Someone might bookmark a page of your application. So let’s say that you had directed them to /contact/A, and they were on the page /contact/A/lists.jsp. When they return to this bookmark later (you do want to support bookmarking, right?), you don’t want them to land there; you don’t want them to end up in the A application if you’re currently using the B application. This is actually pretty easy to handle also. You simply use some settings on your Web server to do a redirect, with a few lines of configuration in .htaccess or analogous mechanims. So based on your setting of which one is current, you make it so that if someone comes into the application without having a referrer from inside the application, you just redirect them over to whatever the current instance is. And that takes a little bit of thought, but only a little, and you can make it seamlessly solve that problem of users’ bookmarks working in spite of you switching back and forth between two instances.

Clustering

You might be deployed on a cluster. Perhaps you are using Websphere with 37 web servers. It turns out that this A/B approach works orthogonally to the clustering features of your Web application server. You could have the A application deployed across all 37 servers; you could deploy the B application, with a few clicks, across all 37 servers; you could flip that switch in some global way to kick people onto the B, and so on.

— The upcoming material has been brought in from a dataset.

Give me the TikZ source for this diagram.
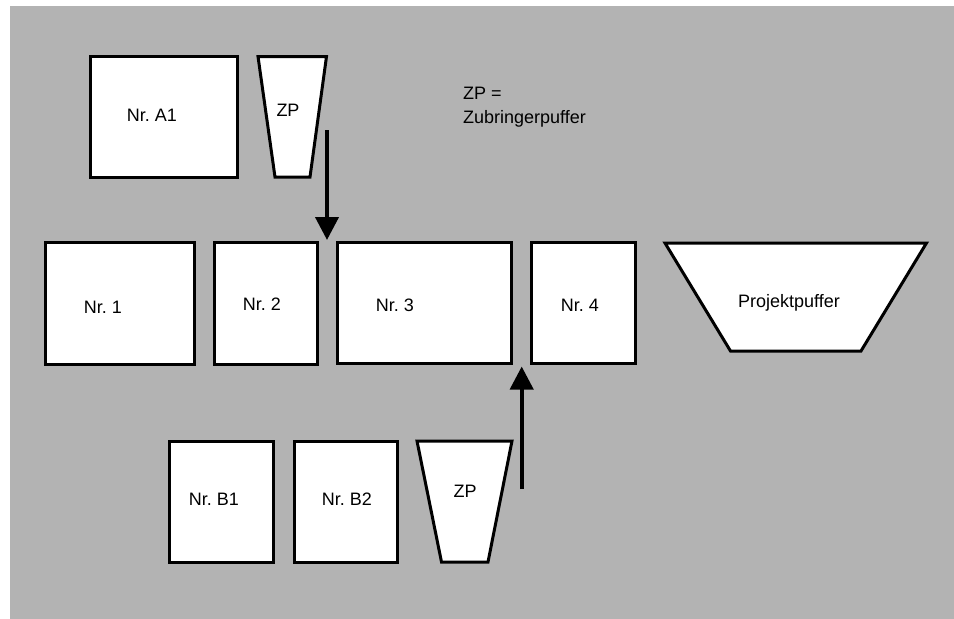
\documentclass[tikz,border=0pt]{standalone}
\usepackage{fontspec}
\setmainfont{Liberation Sans}
\usetikzlibrary{arrows.meta}
\definecolor{bggray}{RGB}{179,179,179}
\frenchspacing
\tikzset{
  box/.style={draw=black, line width=3pt, fill=white, inner sep=0pt, outer sep=0pt},
  trap/.style={draw=black, line width=3pt, fill=white, line join=miter},
  lbl/.style={font=\fontsize{18}{23}\selectfont, inner sep=0pt, anchor=base},
  flow/.style={line width=4pt, -{Triangle[width=23pt,length=23pt]}}
}
\begin{document}
\begin{tikzpicture}[x=1pt,y=-1pt]
\useasboundingbox (0,0) rectangle (954,619);
\fill[white] (0,0) rectangle (954,619);
\fill[bggray] (10,6) rectangle (954,619);

% rectangles
\node[box, minimum width=147pt, minimum height=121pt] (a1) at (164,117) {};
\node[box, minimum width=149pt, minimum height=122pt] (n1) at (120,303.5) {};
\node[box, minimum width=103pt, minimum height=122pt] (n2) at (266,303.5) {};
\node[box, minimum width=174pt, minimum height=121pt] (n3) at (424.5,303) {};
\node[box, minimum width=104pt, minimum height=121pt] (n4) at (583.5,303) {};
\node[box, minimum width=104pt, minimum height=121pt] (b1) at (221.5,502) {};
\node[box, minimum width=103pt, minimum height=121pt] (b2) at (346,502) {};

% trapezoids
\draw[trap] (258,56.5) -- (326.5,56.5) -- (310,177) -- (275,177) -- cycle;
\draw[trap] (417,441) -- (512,441) -- (488,562) -- (441.5,562) -- cycle;
\draw[trap] (665,243) -- (926.5,243) -- (861,351) -- (730.5,351) -- cycle;

% labels
\node[lbl] (ta1) at (152,121.5) {Nr. A1};
\node[lbl] (tzpa) at (288,116.5) {ZP};
\node[lbl] (tn1) at (103,313.5) {Nr. 1};
\node[lbl] (tn2) at (262,310.5) {Nr. 2};
\node[lbl] (tn3) at (395,311) {Nr. 3};
\node[lbl] (tn4) at (580,311.5) {Nr. 4};
\node[lbl] (tpp) at (789,307) {Projektpuffer};
\node[lbl] (tb1) at (214,505) {Nr. B1};
\node[lbl] (tb2) at (347,505) {Nr. B2};
\node[lbl] (tzpb) at (465,497.5) {ZP};
\node[lbl, anchor=base west] (leg1) at (463,99.5) {ZP =};
\node[lbl, anchor=base west] (leg2) at (463,123) {Zubringerpuffer};

% arrows
\coordinate (d0) at (327,130);
\coordinate (d1) at (327,240);
\coordinate (u0) at (521.7,489);
\coordinate (u1) at (521.7,366.5);
\draw[flow] (d0) -- (d1);
\draw[flow] (u0) -- (u1);
\end{tikzpicture}
\end{document}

Override the launchpad for testing

You can permit users to enter a special URL to get to the “other side”. you could have some way of entering a URL that takes you past that launch application straight into the B side, so that you could click around, you could manually verify that the new B application works in the production environment before you flip the switch to make that the deployed production system. This is a very wise and useful type of testing to do, a great final stage of testing because the new code in actually in production. It’s obviously not a replacement for testing in a separate test environment, it’s an adjunct for even greater safety in deploment.

Performance

When a system is running in a steady state, its caches are fully populated with relevant data, so many requests can be answered with data from the cache (RAM). But when a system is freshly started, its caches are empty, so more requests require (slower) disk access, during the first few minutes of operations. This is sometimes called the “empty cache” problem, and is responsible for the poor performance sometimes seen in the first few minutes after a busy system is restarted.

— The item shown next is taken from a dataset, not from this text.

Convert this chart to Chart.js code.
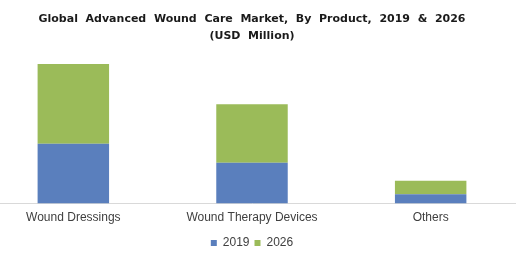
<!DOCTYPE html>
<html>
<head>
<meta charset="utf-8">
<script src="https://cdn.jsdelivr.net/npm/chart.js@4"></script>
<style>
  html, body { margin: 0; padding: 0; background: #fff; overflow: hidden; }
  #wrap { position: absolute; left: -16px; top: 0; width: 536px; height: 260px; }
</style>
</head>
<body>
<div id="wrap"><canvas id="c"></canvas></div>
<script>
// values, USD Million
const categories = ["Wound Dressings", "Wound Therapy Devices", "Others"];
const values2019 = [6000, 4100, 930];
const values2026 = [8000, 5860, 1370];
const seriesNames = ["2019", "2026"];

const blue  = "#5a7fbd";
const green = "#9bbb59";

new Chart(document.getElementById("c"), {
  type: "bar",
  data: {
    labels: categories,
    datasets: [
      { label: seriesNames[0], data: values2019, backgroundColor: blue },
      { label: seriesNames[1], data: values2026, backgroundColor: green },
    ]
  },
  options: {
    responsive: true,
    maintainAspectRatio: false,
    animation: false,
    barPercentage: 0.4,
    categoryPercentage: 1,
    layout: { padding: { top: 0, bottom: 1, left: 0, right: 0 } },
    plugins: {
      title: {
        display: true,
        text: ["Global  Advanced  Wound  Care  Market,  By  Product,  2019  &  2026", "(USD  Million)"],
        color: "#1a1a1a",
        font: { family: "DejaVu Sans", size: 11, weight: "bold", lineHeight: 1.5 },
        padding: { top: 11, bottom: 0 },
      },
      legend: {
        position: "bottom",
        labels: {
          color: "#404040",
          font: { family: "Liberation Sans", size: 12 },
          boxWidth: 6, boxHeight: 6,
          padding: 5,
        }
      },
      tooltip: { enabled: false },
    },
    scales: {
      x: {
        stacked: true,
        grid: { display: false, drawTicks: false },
        border: { display: true, color: "#d9d9d9", width: 1 },
        ticks: { color: "#404040", font: { family: "Liberation Sans", size: 12 }, padding: 7 },
      },
      y: {
        stacked: true,
        display: false,
        min: 0,
        max: 16000,
      }
    }
  }
});
</script>
</body>
</html>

The technique described here prevents this problem, because with it you avoid ever shutting down and restarting your whole Web application with your full user population on it. Instead, since the switch only brings newly-logging-in users to the new version – the new instance – you gradually have people start using it, so you never take a big hit all at once in terms of cache population.

Schema Changes

Hani asked, in a comment, about schema changes. A simple answer is that you won’t be able to make a transition like the one described here (where both the old and new code versions run in parallel for a while), if you make schema changes such that the old code no longer works. A more complex answer, which I have used with great results, is that this is a programmable computer and you are a programmer – with some effort, you can make the software tolerate both the old and new schemas. So the process works like this:

  1. Decide on the schema change, but don’t deploy it
  2. Modify your software to tolerate the old or new schema, whichever is present
  3. Deploy the new software, transition all users to it (as described above)
  4. Make the schema change; you may need to momentarily quiesce the software, but hopefully not kill user sessions

(There are a few tools out there to help with the schema-change-in-a-live-app problem. One of then is ChronicDB who wrote me to point this out.)

Of course this is a lot more work than just stopping the server, making your change, and restarting. Whether it’s worth it depends on your situation. If you have an overnight non-usage window, consider using it instead of the long path described here.

I hope this is helpful for someone out there. Comments are welcome.